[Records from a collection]
================================
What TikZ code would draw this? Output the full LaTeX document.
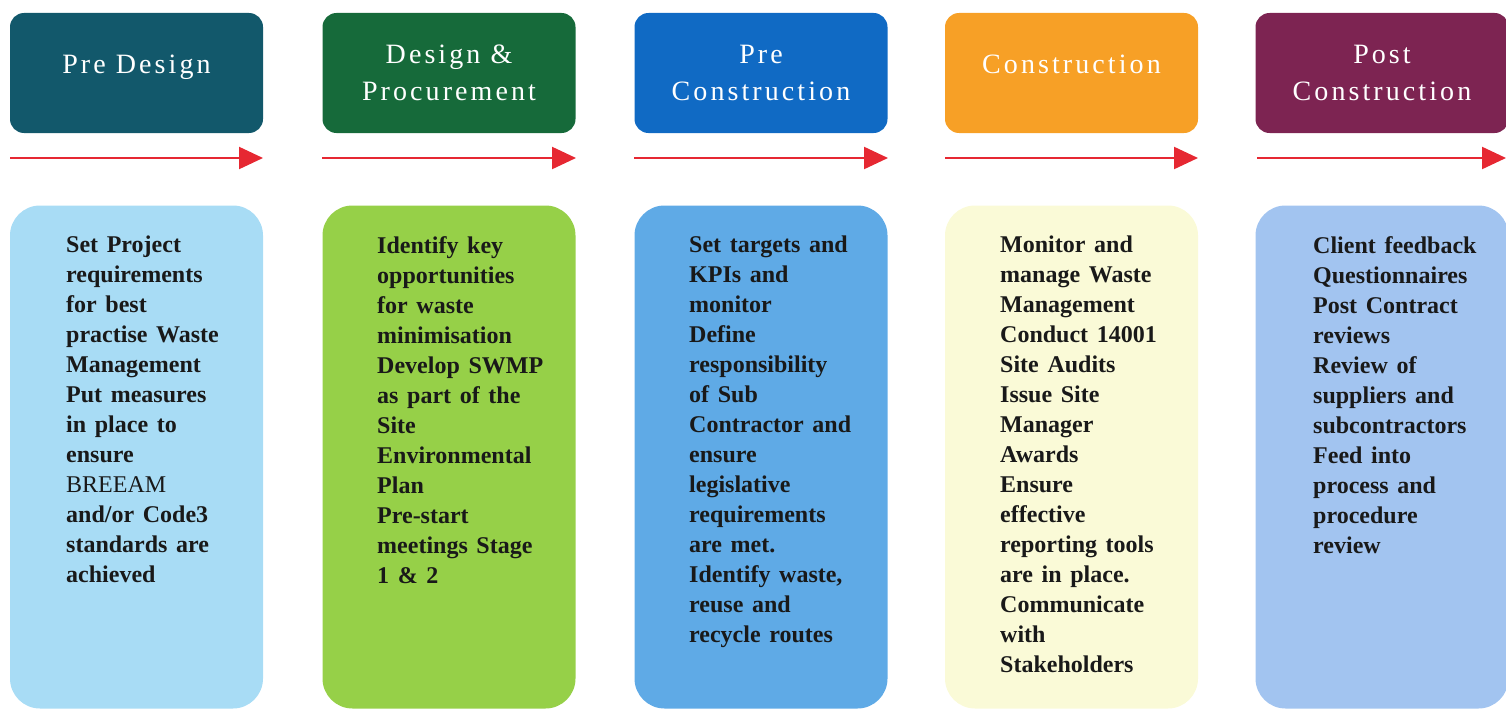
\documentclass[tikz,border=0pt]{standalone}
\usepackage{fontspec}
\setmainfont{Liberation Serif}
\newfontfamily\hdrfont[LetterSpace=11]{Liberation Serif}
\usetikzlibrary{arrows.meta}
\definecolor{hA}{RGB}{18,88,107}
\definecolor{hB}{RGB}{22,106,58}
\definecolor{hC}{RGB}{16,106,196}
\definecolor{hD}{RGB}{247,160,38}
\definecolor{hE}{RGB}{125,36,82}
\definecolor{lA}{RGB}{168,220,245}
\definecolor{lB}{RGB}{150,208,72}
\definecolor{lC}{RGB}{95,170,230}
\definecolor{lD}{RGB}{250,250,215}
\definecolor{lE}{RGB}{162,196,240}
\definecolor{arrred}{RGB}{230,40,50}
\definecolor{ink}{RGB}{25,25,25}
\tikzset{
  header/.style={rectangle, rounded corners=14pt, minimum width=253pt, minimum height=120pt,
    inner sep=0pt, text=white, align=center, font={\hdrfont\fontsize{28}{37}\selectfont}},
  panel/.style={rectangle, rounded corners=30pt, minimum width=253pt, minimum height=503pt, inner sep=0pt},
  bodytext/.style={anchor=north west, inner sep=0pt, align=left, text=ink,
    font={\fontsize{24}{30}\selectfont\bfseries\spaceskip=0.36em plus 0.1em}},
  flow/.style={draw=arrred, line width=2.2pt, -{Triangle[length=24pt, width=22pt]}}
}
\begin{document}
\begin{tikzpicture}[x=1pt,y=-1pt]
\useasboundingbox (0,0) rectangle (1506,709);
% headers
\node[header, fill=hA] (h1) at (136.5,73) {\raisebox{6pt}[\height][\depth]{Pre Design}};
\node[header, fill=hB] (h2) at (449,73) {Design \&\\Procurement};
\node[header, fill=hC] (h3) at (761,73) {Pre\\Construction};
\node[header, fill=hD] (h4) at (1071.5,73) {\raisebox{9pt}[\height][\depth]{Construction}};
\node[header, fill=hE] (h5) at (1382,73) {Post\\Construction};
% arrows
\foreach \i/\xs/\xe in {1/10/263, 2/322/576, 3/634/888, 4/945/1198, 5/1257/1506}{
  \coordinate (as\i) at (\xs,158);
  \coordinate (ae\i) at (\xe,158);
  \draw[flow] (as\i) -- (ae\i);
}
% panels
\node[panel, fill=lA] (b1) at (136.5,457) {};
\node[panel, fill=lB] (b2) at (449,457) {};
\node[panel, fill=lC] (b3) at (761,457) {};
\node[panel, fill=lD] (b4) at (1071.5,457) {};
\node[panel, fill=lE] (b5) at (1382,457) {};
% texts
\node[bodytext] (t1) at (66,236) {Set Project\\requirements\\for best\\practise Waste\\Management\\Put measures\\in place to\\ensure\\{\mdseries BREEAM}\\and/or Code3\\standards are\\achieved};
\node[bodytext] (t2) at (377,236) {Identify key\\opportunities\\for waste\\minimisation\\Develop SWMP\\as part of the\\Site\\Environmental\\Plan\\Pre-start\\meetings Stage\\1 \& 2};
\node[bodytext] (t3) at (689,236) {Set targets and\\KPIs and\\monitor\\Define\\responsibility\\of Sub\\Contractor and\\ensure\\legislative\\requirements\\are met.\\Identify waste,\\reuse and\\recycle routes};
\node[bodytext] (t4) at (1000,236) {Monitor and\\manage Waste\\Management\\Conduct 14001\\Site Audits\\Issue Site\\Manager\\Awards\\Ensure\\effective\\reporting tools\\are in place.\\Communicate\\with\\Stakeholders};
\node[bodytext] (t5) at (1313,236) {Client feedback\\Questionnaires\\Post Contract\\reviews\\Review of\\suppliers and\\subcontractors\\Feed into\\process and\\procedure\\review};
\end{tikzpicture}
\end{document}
================================
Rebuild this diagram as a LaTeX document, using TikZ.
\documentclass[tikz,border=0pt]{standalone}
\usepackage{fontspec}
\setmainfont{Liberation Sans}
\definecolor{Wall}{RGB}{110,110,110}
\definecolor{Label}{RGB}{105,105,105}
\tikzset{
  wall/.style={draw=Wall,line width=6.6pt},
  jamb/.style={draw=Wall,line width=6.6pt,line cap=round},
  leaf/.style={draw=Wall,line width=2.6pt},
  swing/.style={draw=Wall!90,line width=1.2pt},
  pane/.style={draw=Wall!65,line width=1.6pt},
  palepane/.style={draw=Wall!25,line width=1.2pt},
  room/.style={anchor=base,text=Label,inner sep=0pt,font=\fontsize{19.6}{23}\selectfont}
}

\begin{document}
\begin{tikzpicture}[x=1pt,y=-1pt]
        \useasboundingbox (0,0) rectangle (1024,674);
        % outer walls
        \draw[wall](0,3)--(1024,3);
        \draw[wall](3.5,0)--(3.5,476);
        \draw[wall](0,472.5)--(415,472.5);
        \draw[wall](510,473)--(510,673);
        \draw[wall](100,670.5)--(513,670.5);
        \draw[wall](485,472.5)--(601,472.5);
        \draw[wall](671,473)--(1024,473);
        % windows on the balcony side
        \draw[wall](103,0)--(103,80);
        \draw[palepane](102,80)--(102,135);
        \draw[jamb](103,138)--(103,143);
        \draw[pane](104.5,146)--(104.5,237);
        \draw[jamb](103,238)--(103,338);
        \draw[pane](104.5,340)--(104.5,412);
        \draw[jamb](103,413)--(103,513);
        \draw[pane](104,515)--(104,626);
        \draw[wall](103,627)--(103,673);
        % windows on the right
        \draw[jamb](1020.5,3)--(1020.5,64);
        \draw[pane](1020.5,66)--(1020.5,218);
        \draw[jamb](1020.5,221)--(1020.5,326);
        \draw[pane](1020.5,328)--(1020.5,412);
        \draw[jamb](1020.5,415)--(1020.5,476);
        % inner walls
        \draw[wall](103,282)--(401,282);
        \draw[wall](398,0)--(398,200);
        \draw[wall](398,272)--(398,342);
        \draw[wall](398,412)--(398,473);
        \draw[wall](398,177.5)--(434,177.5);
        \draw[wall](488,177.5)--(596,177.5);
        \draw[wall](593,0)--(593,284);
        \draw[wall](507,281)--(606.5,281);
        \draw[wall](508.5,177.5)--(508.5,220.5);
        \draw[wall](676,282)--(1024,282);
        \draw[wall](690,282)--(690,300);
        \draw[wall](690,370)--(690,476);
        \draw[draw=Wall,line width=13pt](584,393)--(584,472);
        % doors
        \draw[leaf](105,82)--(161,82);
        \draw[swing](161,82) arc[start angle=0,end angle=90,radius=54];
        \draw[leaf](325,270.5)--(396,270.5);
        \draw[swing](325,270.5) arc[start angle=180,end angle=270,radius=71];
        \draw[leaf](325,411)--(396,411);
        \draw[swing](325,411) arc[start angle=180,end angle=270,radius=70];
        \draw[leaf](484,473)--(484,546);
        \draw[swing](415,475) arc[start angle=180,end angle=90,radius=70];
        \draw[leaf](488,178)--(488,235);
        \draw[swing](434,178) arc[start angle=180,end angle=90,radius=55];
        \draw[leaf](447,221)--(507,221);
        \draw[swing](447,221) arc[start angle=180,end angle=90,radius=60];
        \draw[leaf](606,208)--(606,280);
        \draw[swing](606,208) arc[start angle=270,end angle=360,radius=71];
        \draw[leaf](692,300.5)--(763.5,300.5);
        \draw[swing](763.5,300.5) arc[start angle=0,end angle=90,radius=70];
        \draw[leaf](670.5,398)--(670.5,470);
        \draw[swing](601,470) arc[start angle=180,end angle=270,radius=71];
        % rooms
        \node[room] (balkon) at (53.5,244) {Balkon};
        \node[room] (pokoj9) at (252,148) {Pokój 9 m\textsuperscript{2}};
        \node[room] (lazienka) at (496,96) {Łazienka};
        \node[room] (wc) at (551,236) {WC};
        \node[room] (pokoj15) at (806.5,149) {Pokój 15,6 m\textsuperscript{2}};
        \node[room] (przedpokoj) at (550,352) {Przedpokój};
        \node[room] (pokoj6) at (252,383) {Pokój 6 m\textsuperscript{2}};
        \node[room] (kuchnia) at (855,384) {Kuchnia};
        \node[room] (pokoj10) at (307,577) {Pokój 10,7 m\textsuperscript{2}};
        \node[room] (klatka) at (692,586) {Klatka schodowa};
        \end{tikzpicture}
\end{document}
================================
### Work to complete
Where a line holds "this", copy it out.

### Answer in full
What TikZ code would draw this? Output the full LaTeX document.
Rebuild this diagram as a LaTeX document, using TikZ.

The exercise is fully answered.